**TASK TO COMPLETE:** Nothing in the data should change when you return it, but leave the pictures out.

**SUPPLIED RECORDS:**
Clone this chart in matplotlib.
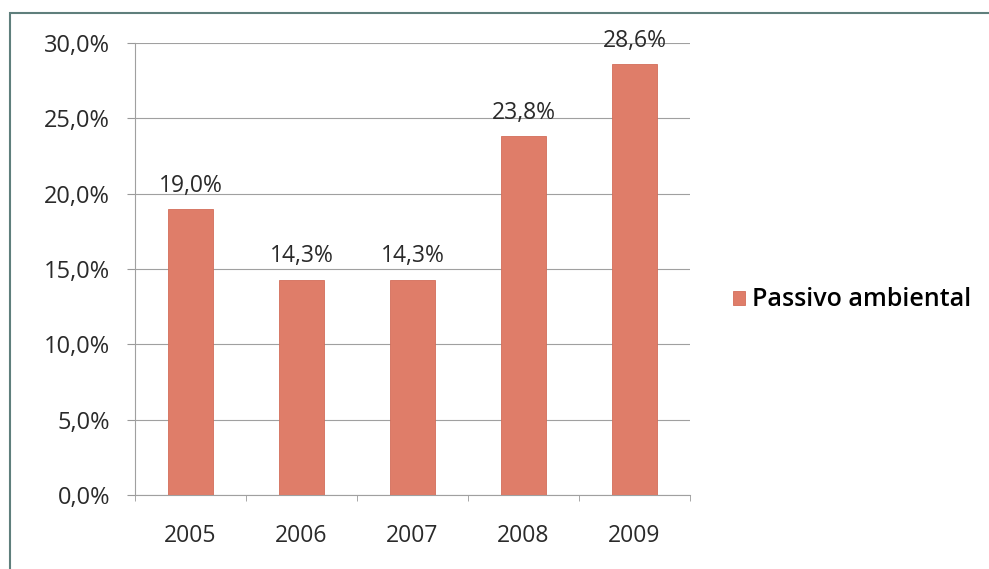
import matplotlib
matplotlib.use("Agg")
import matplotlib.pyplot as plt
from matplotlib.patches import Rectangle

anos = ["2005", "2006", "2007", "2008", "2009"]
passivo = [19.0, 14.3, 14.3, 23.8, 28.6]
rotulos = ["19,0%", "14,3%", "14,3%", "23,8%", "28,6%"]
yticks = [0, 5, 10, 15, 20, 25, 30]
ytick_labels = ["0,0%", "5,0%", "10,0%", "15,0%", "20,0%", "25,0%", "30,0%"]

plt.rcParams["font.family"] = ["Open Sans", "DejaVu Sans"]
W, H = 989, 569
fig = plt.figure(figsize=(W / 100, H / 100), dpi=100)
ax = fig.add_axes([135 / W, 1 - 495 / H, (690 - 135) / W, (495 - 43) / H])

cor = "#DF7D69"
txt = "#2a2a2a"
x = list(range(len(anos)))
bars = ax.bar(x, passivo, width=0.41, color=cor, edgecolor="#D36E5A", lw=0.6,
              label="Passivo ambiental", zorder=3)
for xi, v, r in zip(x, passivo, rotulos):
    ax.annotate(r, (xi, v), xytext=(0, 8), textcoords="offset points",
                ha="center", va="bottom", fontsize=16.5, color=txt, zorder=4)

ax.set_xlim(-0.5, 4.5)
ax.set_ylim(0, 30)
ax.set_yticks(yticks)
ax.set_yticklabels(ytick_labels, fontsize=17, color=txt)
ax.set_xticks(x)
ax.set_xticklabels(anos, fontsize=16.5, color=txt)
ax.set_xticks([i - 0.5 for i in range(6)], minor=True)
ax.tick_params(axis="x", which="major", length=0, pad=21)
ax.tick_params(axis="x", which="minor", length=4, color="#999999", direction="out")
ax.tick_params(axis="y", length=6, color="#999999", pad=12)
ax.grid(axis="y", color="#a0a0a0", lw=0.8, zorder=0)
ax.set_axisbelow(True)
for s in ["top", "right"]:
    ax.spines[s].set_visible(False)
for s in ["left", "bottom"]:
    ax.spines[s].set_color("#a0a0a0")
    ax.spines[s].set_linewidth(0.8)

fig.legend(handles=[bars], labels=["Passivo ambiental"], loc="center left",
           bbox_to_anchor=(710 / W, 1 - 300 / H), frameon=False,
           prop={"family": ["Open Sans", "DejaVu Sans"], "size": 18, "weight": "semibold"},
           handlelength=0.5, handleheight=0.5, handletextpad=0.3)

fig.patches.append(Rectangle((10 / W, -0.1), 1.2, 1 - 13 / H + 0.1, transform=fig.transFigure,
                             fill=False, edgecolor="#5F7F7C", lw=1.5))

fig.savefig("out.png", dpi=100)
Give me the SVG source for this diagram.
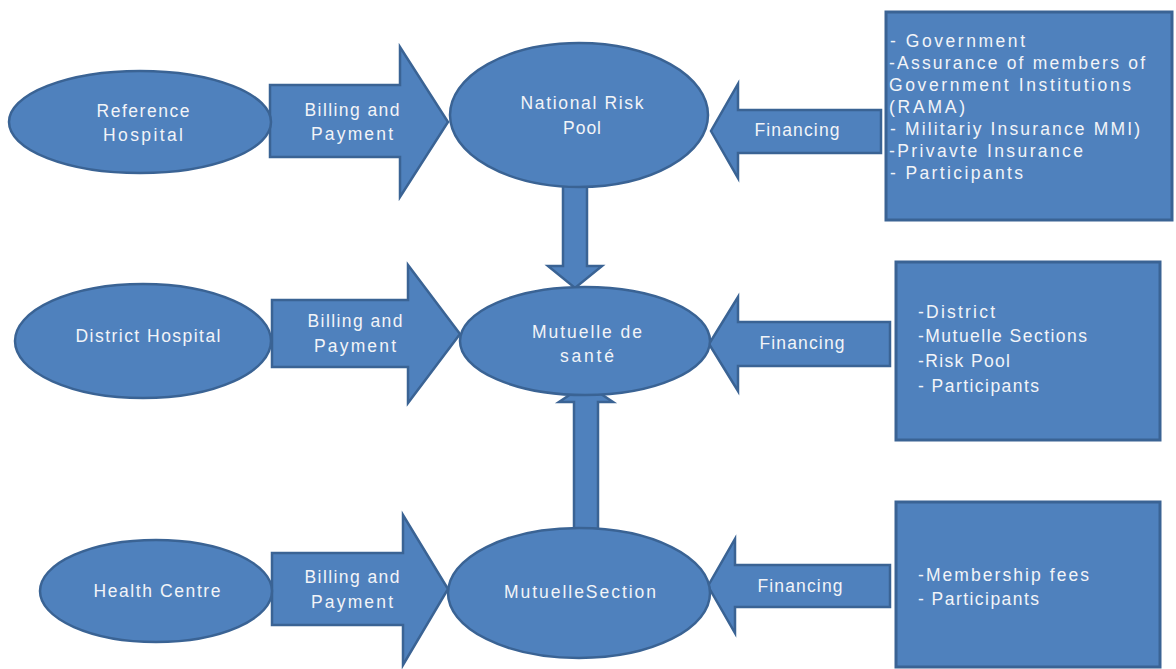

**COMPLETE OUTPUT:**
Clone this chart in matplotlib.
import matplotlib
matplotlib.use("Agg")
import matplotlib.pyplot as plt
from matplotlib.patches import Rectangle

anos = ["2005", "2006", "2007", "2008", "2009"]
passivo = [19.0, 14.3, 14.3, 23.8, 28.6]
rotulos = ["19,0%", "14,3%", "14,3%", "23,8%", "28,6%"]
yticks = [0, 5, 10, 15, 20, 25, 30]
ytick_labels = ["0,0%", "5,0%", "10,0%", "15,0%", "20,0%", "25,0%", "30,0%"]

plt.rcParams["font.family"] = ["Open Sans", "DejaVu Sans"]
W, H = 989, 569
fig = plt.figure(figsize=(W / 100, H / 100), dpi=100)
ax = fig.add_axes([135 / W, 1 - 495 / H, (690 - 135) / W, (495 - 43) / H])

cor = "#DF7D69"
txt = "#2a2a2a"
x = list(range(len(anos)))
bars = ax.bar(x, passivo, width=0.41, color=cor, edgecolor="#D36E5A", lw=0.6,
              label="Passivo ambiental", zorder=3)
for xi, v, r in zip(x, passivo, rotulos):
    ax.annotate(r, (xi, v), xytext=(0, 8), textcoords="offset points",
                ha="center", va="bottom", fontsize=16.5, color=txt, zorder=4)

ax.set_xlim(-0.5, 4.5)
ax.set_ylim(0, 30)
ax.set_yticks(yticks)
ax.set_yticklabels(ytick_labels, fontsize=17, color=txt)
ax.set_xticks(x)
ax.set_xticklabels(anos, fontsize=16.5, color=txt)
ax.set_xticks([i - 0.5 for i in range(6)], minor=True)
ax.tick_params(axis="x", which="major", length=0, pad=21)
ax.tick_params(axis="x", which="minor", length=4, color="#999999", direction="out")
ax.tick_params(axis="y", length=6, color="#999999", pad=12)
ax.grid(axis="y", color="#a0a0a0", lw=0.8, zorder=0)
ax.set_axisbelow(True)
for s in ["top", "right"]:
    ax.spines[s].set_visible(False)
for s in ["left", "bottom"]:
    ax.spines[s].set_color("#a0a0a0")
    ax.spines[s].set_linewidth(0.8)

fig.legend(handles=[bars], labels=["Passivo ambiental"], loc="center left",
           bbox_to_anchor=(710 / W, 1 - 300 / H), frameon=False,
           prop={"family": ["Open Sans", "DejaVu Sans"], "size": 18, "weight": "semibold"},
           handlelength=0.5, handleheight=0.5, handletextpad=0.3)

fig.patches.append(Rectangle((10 / W, -0.1), 1.2, 1 - 13 / H + 0.1, transform=fig.transFigure,
                             fill=False, edgecolor="#5F7F7C", lw=1.5))

fig.savefig("out.png", dpi=100)
Give me the SVG source for this diagram.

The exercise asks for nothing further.